Project Details
Employing Instabilities in Large Area Thin-Film Coating with Complex Fluids
Subject Area
Coating and Surface Technology
Statistical Physics, Nonlinear Dynamics, Complex Systems, Soft and Fluid Matter, Biological Physics
Statistical Physics, Nonlinear Dynamics, Complex Systems, Soft and Fluid Matter, Biological Physics
Term
from 2018 to 2022
Project identifier
Deutsche Forschungsgemeinschaft (DFG) - Project number 396768855
This project aims at understanding and employing the instability mechanisms that fundamentally limit rapid industrial uniform thin-film coating focusing on (1) blade coating and (2) slot-die coating techniques. These methods do not require high vacuum conditions and, therefore, are suitable for roll-to-roll production that is important for high-speed industrial surface processing. However, depending on fluid and substrate properties and process parameters, instabilities occur that result in coating defects and patterned coatings.
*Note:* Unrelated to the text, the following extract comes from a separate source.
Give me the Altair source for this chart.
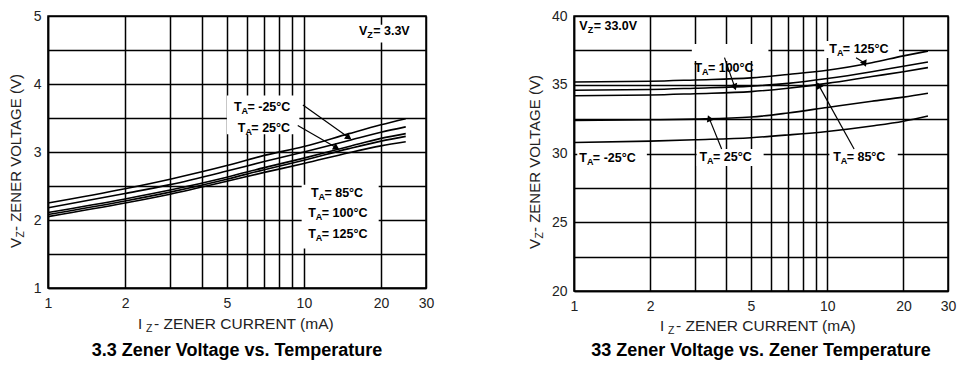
import altair as alt
import pandas as pd

F = "Liberation Sans"

# ---------------- data ----------------
current = [1, 2, 3, 5, 7, 10, 15, 20, 25]
temps = ["-25°C", "25°C", "85°C", "100°C", "125°C"]

# 3.3 V zener
v33_m25 = [2.25, 2.46, 2.60, 2.80, 2.95, 3.08, 3.27, 3.40, 3.49]
v33_25 = [2.18, 2.39, 2.52, 2.72, 2.86, 3.00, 3.17, 3.29, 3.37]
v33_85 = [2.11, 2.31, 2.44, 2.63, 2.77, 2.91, 3.08, 3.20, 3.27]
v33_100 = [2.08, 2.28, 2.41, 2.60, 2.74, 2.88, 3.05, 3.16, 3.23]
v33_125 = [2.05, 2.25, 2.38, 2.57, 2.70, 2.83, 2.99, 3.09, 3.15]

# 33 V zener
v330_m25 = [30.8, 30.9, 31.0, 31.15, 31.35, 31.6, 32.0, 32.35, 32.73]
v330_25 = [32.4, 32.45, 32.5, 32.65, 32.95, 33.35, 33.8, 34.1, 34.38]
v330_85 = [34.2, 34.25, 34.35, 34.5, 34.75, 35.1, 35.6, 35.95, 36.25]
v330_100 = [34.6, 34.65, 34.75, 34.9, 35.1, 35.45, 35.95, 36.35, 36.65]
v330_125 = [35.2, 35.25, 35.35, 35.5, 35.75, 36.05, 36.6, 37.1, 37.45]

x_ticks = [1, 2, 3, 4, 5, 6, 7, 8, 9, 10, 20, 30]
y_ticks_33 = [1, 1.5, 2, 2.5, 3, 3.5, 4, 4.5, 5]
y_ticks_330 = [20, 22.5, 25, 27.5, 30, 32.5, 35, 37.5, 40]

# annotation labels (left-anchored, data coordinates)
lab33_text = [" = -25°C", " = 25°C", " = 85°C", " = 100°C", "= 125°C"]
lab33_x = [5.33, 5.52, 10.65, 10.4, 10.4]
lab33_y = [3.66, 3.36, 2.39, 2.10, 1.80]
lab330_text = [" = -25°C", "= 25°C", "= 85°C", " = 100°C", " = 125°C"]
lab330_x = [1.05, 3.13, 10.56, 2.99, 10.2]
lab330_y = [29.7, 29.75, 29.75, 36.24, 37.58]

vz33 = {"x": 16.4, "y": 4.78, "rest": "= 3.3V"}
vz330 = {"x": 1.05, "y": 39.27, "rest": "= 33.0V"}

# white boxes behind labels
box33 = {"x": [5.0, 9.8, 15.97], "x2": [9.6, 19.6, 26.2],
         "y": [3.83, 2.52, 4.87], "y2": [3.26, 1.58, 4.61]}
box330 = {"x": [9.73, 2.92, 1.03, 3.05, 10.2], "x2": [19.2, 5.86, 1.94, 5.61, 19.0],
          "y": [38.18, 37.96, 30.33, 30.33, 30.33], "y2": [36.95, 36.73, 29.09, 29.09, 29.09]}

# arrows
arr33 = {"x": [9.91, 9.46], "y": [3.69, 3.39], "x2": [14.86, 13.3], "y2": [3.22, 3.07],
         "ang": [125, 120]}
arr330 = {"x": [13.0, 3.93, 12.77, 3.83], "y": [36.97, 36.97, 30.33, 30.33],
          "x2": [14.0, 4.3, 9.3, 3.43], "y2": [36.6, 34.9, 34.9, 32.5],
          "ang": [155, 160, 331, 338]}


def long_df(series):
    rows = []
    for t, vals in zip(temps, series):
        for c, v in zip(current, vals):
            rows.append({"I": c, "V": v, "T": t})
    return pd.DataFrame(rows)


AXSTYLE = dict(grid=True, ticks=False, title=None, labelOverlap=False, tickCount=50,
               gridColor="black", gridWidth=1.5, gridOpacity=1,
               domainColor="black", domainWidth=1.5,
               labelFont=F, labelFontSize=14, labelColor="#222")


def panel(series, ydom, yticks, ylabexpr, labels, vz, box, arr, title, W, H, ytx):
    xs = alt.Scale(type="log", domain=[1, 30], nice=False)
    ys = alt.Scale(domain=ydom, nice=False, zero=False)
    xax = alt.Axis(values=x_ticks,
                   labelExpr="(datum.value==1||datum.value==2||datum.value==5||datum.value==10||datum.value==20||datum.value==30) ? format(datum.value, 'd') : ''",
                   labelFlush=False, labelPadding=8, **AXSTYLE)
    yax = alt.Axis(values=yticks, labelExpr=ylabexpr, labelPadding=7, **AXSTYLE)

    lines = alt.Chart(long_df(series)).mark_line(
        color="black", strokeWidth=1.6, interpolate="monotone"
    ).encode(
        x=alt.X("I:Q", scale=xs, axis=xax),
        y=alt.Y("V:Q", scale=ys, axis=yax),
        detail="T:N",
    )

    boxes = alt.Chart(pd.DataFrame(box)).mark_rect(color="white").encode(
        x=alt.X("x:Q", scale=xs), x2="x2:Q", y=alt.Y("y:Q", scale=ys), y2="y2:Q"
    )

    adf = pd.DataFrame(arr)
    rules = alt.Chart(adf).mark_rule(color="black", strokeWidth=1.2).encode(
        x=alt.X("x:Q", scale=xs), y=alt.Y("y:Q", scale=ys), x2="x2:Q", y2="y2:Q"
    )
    heads = alt.Chart(adf).mark_point(
        shape="triangle", filled=True, color="black", size=55, opacity=1
    ).encode(
        x=alt.X("x2:Q", scale=xs), y=alt.Y("y2:Q", scale=ys),
        angle=alt.Angle("ang:Q", scale=None)
    )

    ldf = pd.DataFrame(labels)
    txt = dict(font=F, fontWeight="bold", align="left", baseline="middle", color="black")
    t_main = alt.Chart(ldf).mark_text(text="T", fontSize=12.5, **txt).encode(
        x=alt.X("x:Q", scale=xs), y=alt.Y("y:Q", scale=ys))
    t_sub = alt.Chart(ldf).mark_text(text="A", fontSize=9, dx=7.6, dy=4, **txt).encode(
        x=alt.X("x:Q", scale=xs), y=alt.Y("y:Q", scale=ys))
    t_rest = alt.Chart(ldf).mark_text(fontSize=12.5, dx=13.5, **txt).encode(
        x=alt.X("x:Q", scale=xs), y=alt.Y("y:Q", scale=ys), text="rest:N")

    vdf = pd.DataFrame([vz])
    v_main = alt.Chart(vdf).mark_text(text="V", fontSize=12.5, **txt).encode(
        x=alt.X("x:Q", scale=xs), y=alt.Y("y:Q", scale=ys))
    v_sub = alt.Chart(vdf).mark_text(text="Z", fontSize=9, dx=8.3, dy=4, **txt).encode(
        x=alt.X("x:Q", scale=xs), y=alt.Y("y:Q", scale=ys))
    v_rest = alt.Chart(vdf).mark_text(fontSize=12.5, dx=14.3, **txt).encode(
        x=alt.X("x:Q", scale=xs), y=alt.Y("y:Q", scale=ys), text="rest:N")

    one = pd.DataFrame({"k": [0]})
    ax = dict(font=F, color="#222", baseline="middle", align="left")
    # x axis title
    xt1 = alt.Chart(one).mark_text(text="I", fontSize=15, **ax).encode(
        x=alt.value(ytx["xt_x"]), y=alt.value(ytx["xt_y"]))
    xt2 = alt.Chart(one).mark_text(text="Z", fontSize=10.5, dx=8, dy=5, **ax).encode(
        x=alt.value(ytx["xt_x"]), y=alt.value(ytx["xt_y"]))
    xt3 = alt.Chart(one).mark_text(text="- ZENER CURRENT (mA)", fontSize=15.5, dx=16, **ax).encode(
        x=alt.value(ytx["xt_x"]), y=alt.value(ytx["xt_y"]))
    # y axis title (rotated)
    yt1 = alt.Chart(one).mark_text(text="V", fontSize=15, angle=270, **ax).encode(
        x=alt.value(ytx["yt_x"]), y=alt.value(ytx["yt_y"]))
    yt2 = alt.Chart(one).mark_text(text="Z", fontSize=10.5, angle=270, dx=10.5, dy=5, **ax).encode(
        x=alt.value(ytx["yt_x"]), y=alt.value(ytx["yt_y"]))
    yt3 = alt.Chart(one).mark_text(text="- ZENER VOLTAGE (V)", fontSize=15, angle=270, dx=17, **ax).encode(
        x=alt.value(ytx["yt_x"]), y=alt.value(ytx["yt_y"]))
    # chart title
    ttl = alt.Chart(one).mark_text(text=title, fontSize=18, fontWeight="bold", font=F,
                                   color="black", align="center", baseline="middle").encode(
        x=alt.value(W / 2), y=alt.value(ytx["tt_y"]))

    return alt.layer(
        boxes, lines, rules, heads, t_main, t_sub, t_rest, v_main, v_sub, v_rest,
        xt1, xt2, xt3, yt1, yt2, yt3, ttl
    ).properties(width=W, height=H)


left = panel(
    [v33_m25, v33_25, v33_85, v33_100, v33_125], [1, 5], y_ticks_33,
    "datum.value % 1 == 0 ? format(datum.value, 'd') : ''",
    {"x": lab33_x, "y": lab33_y, "rest": lab33_text}, vz33, box33, arr33,
    "3.3 Zener Voltage vs. Temperature", 378, 272,
    {"xt_x": 90, "xt_y": 308, "yt_x": -32, "yt_y": 232, "tt_y": 335},
)
right = panel(
    [v330_m25, v330_25, v330_85, v330_100, v330_125], [20, 40], y_ticks_330,
    "datum.value % 5 == 0 ? format(datum.value, 'd') : ''",
    {"x": lab330_x, "y": lab330_y, "rest": lab330_text}, vz330, box330, arr330,
    "33 Zener Voltage vs. Zener Temperature", 374, 275,
    {"xt_x": 86, "xt_y": 310, "yt_x": -39, "yt_y": 233, "tt_y": 335},
)

chart = alt.hconcat(left, right, spacing=92).properties(
    padding={"left": 0, "top": 0, "right": 0, "bottom": 0},
    background="white",
).configure_view(
    stroke="black", strokeWidth=1.5
)

chart.save("out.html", embed_options={"renderer": "svg", "actions": False})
For instance, a large coating velocity may induce breaking of the coating film if its thickness is below a critical one. We aim at understanding the various instability mechanisms and the resulting self-organised structures and patterns for simple non-volatile and volatile liquids as well as for complex liquids as polymer solutions and nanoparticle suspensions. We plan to analyse passive control strategies that allow one to fine tune the features of the resulting coating patterns by adjusting the control parameters of the system. Finally we will develop active control strategies that employ synchronisation effects to impose structure length by temporal modulaton of control parameters of the coating processes. In all stages, the project will be pursued in close cooperation between theory (Institut für Theoretische Physik, Westfälische Wilhelms-Universität Münster, WWU) and experiment (Lehrstuhl für Laseranwendungstechnik, Ruhr-Unversität Bochum, RUB).